Visiting establishments with a lot of history always warms the cockles of our heart – even more so when that establishment is the oldest surviving cantina in the city. El Dux de Venecia didn’t start out as a cantina, but it became a drinking establishment in Azcapotzalco – a farming community that became part of Mexico City in the 1940s – during the Mexican revolution and has remained an important part of the neighborhood ever since.
The story goes that an Italian traveler decided to open a grocery store at the end of the 19th century. He named it El Dux de Venecia (The Doges of Venice) because he was originally from that Italian city. He offered all kinds of imported products from Europe as well as local ones, including deli meats, bread and alcohol. Because some customers consumed these items in the shop, the owner installed chairs and tables for their comfort.
When the revolution broke in 1910, the owner moved back to Italy, leaving the business to one of his nephews. In 1918 the store separated in two: The grocery store became El Mundo de Colón, and the part where customers sat and ate and drank kept the original name and applied for a cantina permit, making it the first cantina in Azcapotzalco and the third in Mexico City.
El Dux de Venecia follows typical cantina protocol. Patrons order their drinks and the botanas – small portions of guisados (cooked meats or vegetables) – come free. There are around four or five courses of botanas at any cantina, and at El Dux de Venecia the ones we tried were more than simple bar food. Enrique Escandón, the current owner and a direct descendant of the founder, mentioned that the botana menu changes every month. However, some botanas never change, such as escargots in spicy sauce on Tuesdays, pozole on Wednesdays and carnitas on the weekends.

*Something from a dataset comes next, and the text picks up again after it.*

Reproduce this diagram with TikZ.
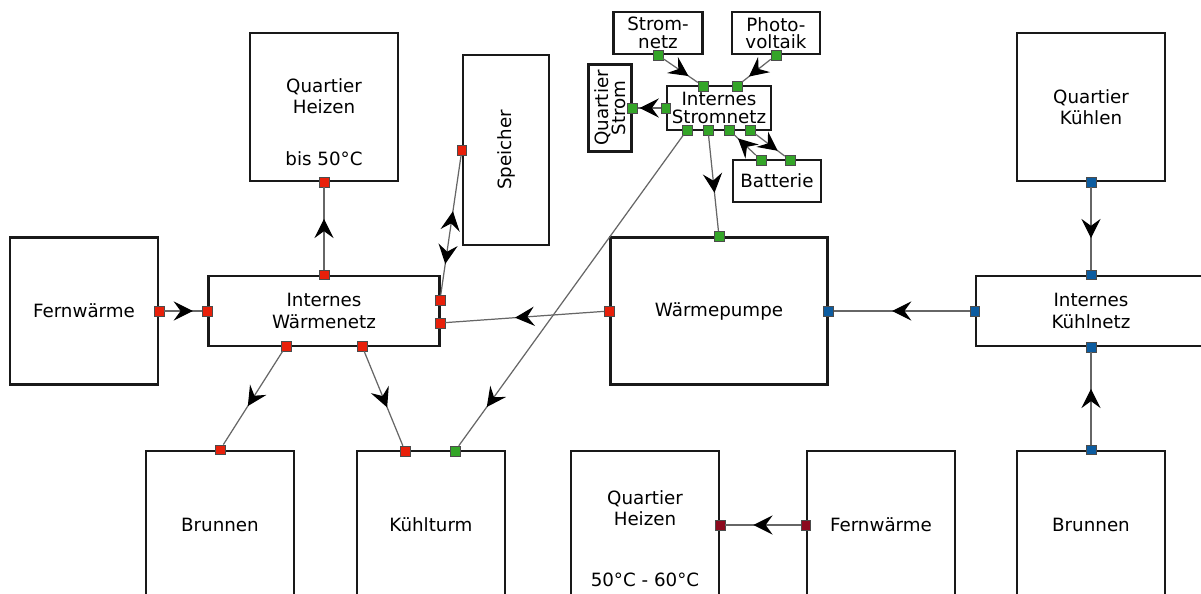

On a recent visit, the botanas included chicken soup, meatballs, pork chops cooked in a tomato sauce and delicious beef in green sauce. We washed it all down with draft beer and the house drinks, limón and prodigiosa. The former, a refreshing concoction of vodka, syrup, spearmint, lime and ice, was invented by one of the bartenders back in the 1950s and has remained a signature drink ever since. Prodigiosa is an herb liqueur made in Estado de Mexico, and it’s the foundation of the drink of the same name at El Dux de Venecia, which is mixed with anise and vodka.
Cantinas sometimes get a bad rap for being dangerous and sleazy places. We haven’t found this to be true of the ones we’ve visited in Mexico City — particularly El Dux. Everyone here is very relaxed; many come to play dominoes while enjoying their food and drinks. Domino tournaments are held here twice a year. The cantina transported us back in time to an Azcapotzalco that was not yet part of the big city, and we still think of it as a gateway to new culinary exploration.